Die 30-Millionen-Euro-Zusage der Freunde und Förderer der Staatsoper war wohl nur eine Luftnummer. Dennoch soll sie die Finanzierung der Sanierung der Staatsoper Unter den Linden in Berlin Mitte durch den Bund beeinflusst haben, deren Baukosten von 190 auf 290 Millionen Euro in die Höhe schossen, gab der frühere Direktor der Stiftung Oper in Berlin, Michael Schindhelm, zu Protokoll. Er und der technische Direktor der Staatsoper, Hans Hoffmann, waren auf der Sitzung des Untersuchungsausschusses zum Staatsoper-Skandal am Freitag, 25. September 2015, vernommen worden.
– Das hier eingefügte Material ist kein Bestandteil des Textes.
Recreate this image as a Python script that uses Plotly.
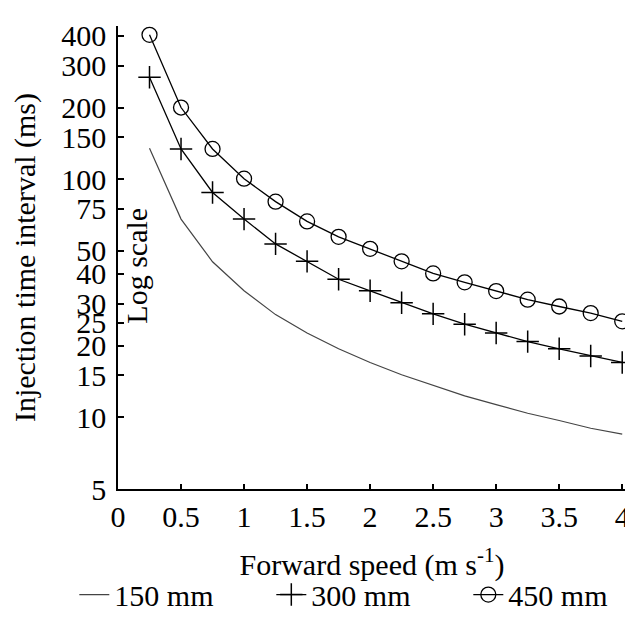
import numpy as np
import plotly.graph_objects as go

# Forward speed (m/s) and injection time interval (ms)
speed = [0.25, 0.5, 0.75, 1.0, 1.25, 1.5, 1.75, 2.0, 2.25, 2.5, 2.75, 3.0, 3.25, 3.5, 3.75, 4.0]
interval_150 = [135, 68, 45, 34, 27, 22.6, 19.4, 17.0, 15.1, 13.6, 12.3, 11.3, 10.4, 9.7, 9.0, 8.5]
interval_300 = [268, 134, 88, 68, 53.5, 45.2, 38, 34, 30.3, 27.2, 24.6, 22.6, 20.8, 19.4, 18.1, 17.0]
interval_450 = [404, 200, 134, 100.5, 80.5, 66.5, 57.3, 51, 45.2, 40.2, 36.9, 33.9, 31.2, 29.2, 27.4, 25.3]

x_ticks = [0, 0.5, 1, 1.5, 2, 2.5, 3, 3.5, 4]
x_labels = ["0", "0.5", "1", "1.5", "2", "2.5", "3", "3.5", "4"]
y_ticks = [5, 10, 15, 20, 25, 30, 40, 50, 75, 100, 150, 200, 300, 400]
y_labels = ["5", "10", "15", "20", "25", "30", "40", "50", "75", "100", "150", "200", "300", "400"]

FONT = "Liberation Serif, Times New Roman, serif"

fig = go.Figure()

# 150 mm - thin grey line
fig.add_trace(go.Scatter(x=speed, y=interval_150, mode="lines", name="150 mm",
                         line=dict(color="#444444", width=1.2), legendwidth=152))

# 300 mm - line with + markers
fig.add_trace(go.Scatter(x=speed, y=interval_300, mode="lines+markers", name="300 mm",
                         line=dict(color="black", width=1.3), legendwidth=152,
                         marker=dict(symbol="cross-thin-open", size=16,
                                     line=dict(color="black", width=1.5))))

# 450 mm - line with open circles
fig.add_trace(go.Scatter(x=speed, y=interval_450, mode="lines+markers", name="450 mm",
                         line=dict(color="black", width=1.3),
                         marker=dict(symbol="circle-open", size=15,
                                     line=dict(color="black", width=1.3))))

fig.update_xaxes(range=[0, 4.03], tickvals=x_ticks, ticktext=x_labels,
                 ticks="inside", ticklen=5, tickwidth=1.5, tickcolor="black",
                 showline=True, linecolor="black", linewidth=1.5,
                 showgrid=False, zeroline=False,
                 tickfont=dict(family=FONT, size=30, color="black"),
                 title=dict(text="Forward speed (m s<sup>-1</sup>)", standoff=22,
                            font=dict(family=FONT, size=30, color="black")))

fig.update_yaxes(type="log", range=[np.log10(5), np.log10(440)],
                 tickvals=y_ticks, ticktext=y_labels,
                 ticks="inside", ticklen=6, tickwidth=1.5, tickcolor="black",
                 showline=True, linecolor="black", linewidth=1.5,
                 showgrid=False, zeroline=False, ticklabelstandoff=4,
                 tickfont=dict(family=FONT, size=30, color="black"),
                 title=dict(text="Injection time interval (ms)", standoff=19,
                            font=dict(family=FONT, size=30, color="black")))

fig.add_annotation(text="Log scale", xref="paper", yref="paper", x=0.037, y=0.482,
                   xanchor="center", yanchor="middle", textangle=-90, showarrow=False,
                   font=dict(family=FONT, size=30, color="black"))

fig.update_layout(width=633, height=624,
                  margin=dict(l=110, r=11, t=15, b=127),
                  paper_bgcolor="white", plot_bgcolor="white",
                  font=dict(family=FONT, size=30, color="black"),
                  showlegend=True,
                  legend=dict(orientation="h", x=-0.086, y=-0.228, xanchor="left", yanchor="middle",
                              font=dict(family=FONT, size=30, color="black"),
                              bgcolor="rgba(0,0,0,0)"))

fig.write_html("out.html")
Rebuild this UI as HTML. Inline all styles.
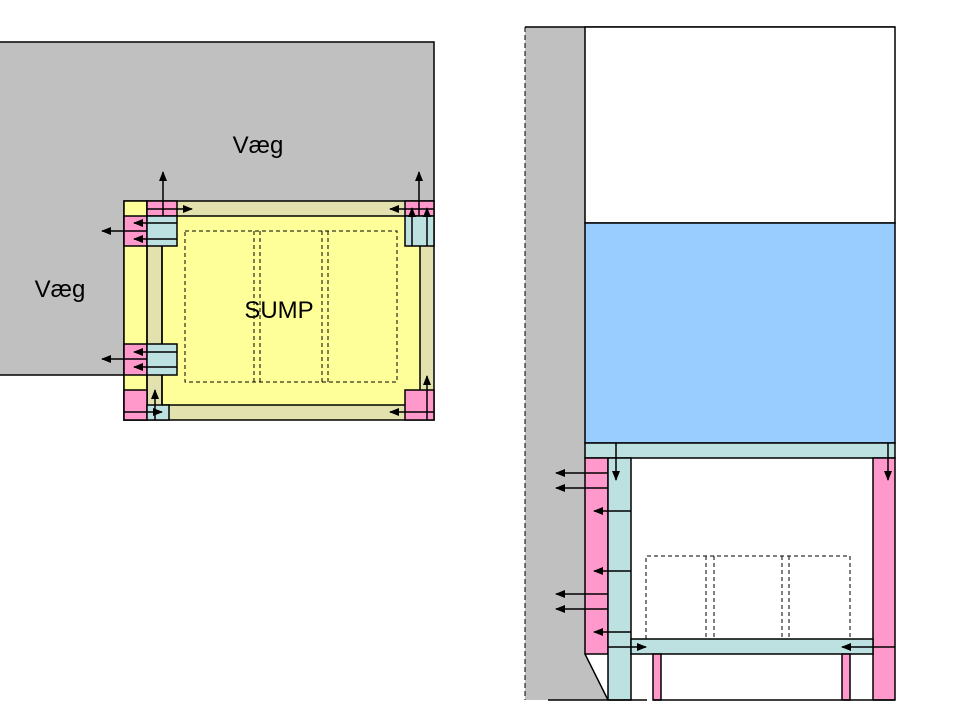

Einer der Fragesteller war der Diplomphysiker Wolfram Preiss, stadtentwicklungspolitischer Sprecher der Piratenfraktion im Abgeordnetenhaus von Berlin und Mitglied des Untersuchungsausschusses zum Staatsoper-Skandal.
Er teilte nach der Befragung der Direktoren mit:
„Die Aussagen des Zeugen Hans Hoffmann bestätigen unsere Vermutung, dass es im Vorfeld und während der Bauplanung keine vernünftige Bedarfsfeststellung gab. Weiterhin verwies Herr Hoffmann darauf, dass die Staatsoper viele Informationen zum eigentlichen Bauablauf gar nicht erhalten hat oder aus der Presse erfahren musste. So erklärte Hoffmann, nur aus Presseberichten über Bauzeitverlängerungen und Kostensteigerungen erfahren zu haben.
Auch auf die Frage, wie die 30 Millionen Euro-Zusage der Staatsopernfreunde zustande kam und wie er die Glaubwürdigkeit dieser Zusage bewertete, antwortete der Zeuge, er habe davon keine Kenntnis gehabt und davon ebenfalls lediglich aus der Presse erfahren. Damit konnte sich bereits zum zweiten Mal ein Zeuge auch auf Nachfrage partout nicht erinnern, wie es sich mit den 30 Millionen Euro verhielt. Die Spendenzusage scheint in einem luftleeren Raum getroffen worden zu sein.
Der zweite Zeuge Michael Schindhelm gab auf Nachfrage zu verstehen, dass er nicht wirklich von der Zusage der Freunde und Förderer überzeugt war. Er gab allerdings zu, dass diese die Rolle des Bundes in der Finanzierung beeinflusst haben könnte. Für uns bleibt die Rolle der Freunde der Staatsoper damit weiterhin im höchsten Maße dubios.
Der Verdacht, dass die Kommunikation zwischen allen Beteiligten insgesamt katastrophal war, erhärtet sich zusehends. Die extremen Sprünge im Kostenrahmen von 130 auf 290 Millionen Euro, die sich vor allem im Vorfeld der Planungen ergaben, konnten von keinem der bisher vorgeladenen Zeugen plausibel erklärt werden.“
Zusammen mit den Fraktionen Bündnis 90/Die Grünen und Die Linke hat die Fraktion der Piratenpartei einen Untersuchungsausschuss beantragt und durchgesetzt.
Dieser zweite Untersuchungsausschuss der 17. Wahlperiode soll die Ursachen, Konsequenzen und Verantwortung aufklären, die für die Kosten- und Terminüberschreitungen bei der Sanierung der Staatsoper Unter den Linden verantwortlich sind.
Anders als reguläre Ausschüsse können im Untersuchungssauschuss Beweise gesichtet werden.
Die Rechtsgrundlage für den Untersuchungsausschuss basiert in großen Teilen auf der Strafprozessordnung. Deshalb ist eines der Kernstücke der Arbeit im Untersuchungsausschuss die verpflichtende Ladung und Befragung von Zeugen. Auf Basis der Sichtungen der Beweismittel und Aussagen der Zeugen wird zum Ende des Untersuchungsausschusses, also voraussichtlich im Mai 2016, ein Abschlussbericht veröffentlicht.
„Auch hier zeigt sich, dass der Untersuchungsausschuss ein vergleichsweise scharfes Schwert der Opposition ist. Jede Fraktion, die im Untersuchungsausschuss vertreten ist, kann ein abweichendes Votum schreiben und damit ihre Sicht auf die Sachverhalte noch einmal verdeutlichen“, so Pirat Wolfram Prieß.
Ohne Worte. Berlin und bauen. Aber immerhin ist das Gebäude fertig geworden.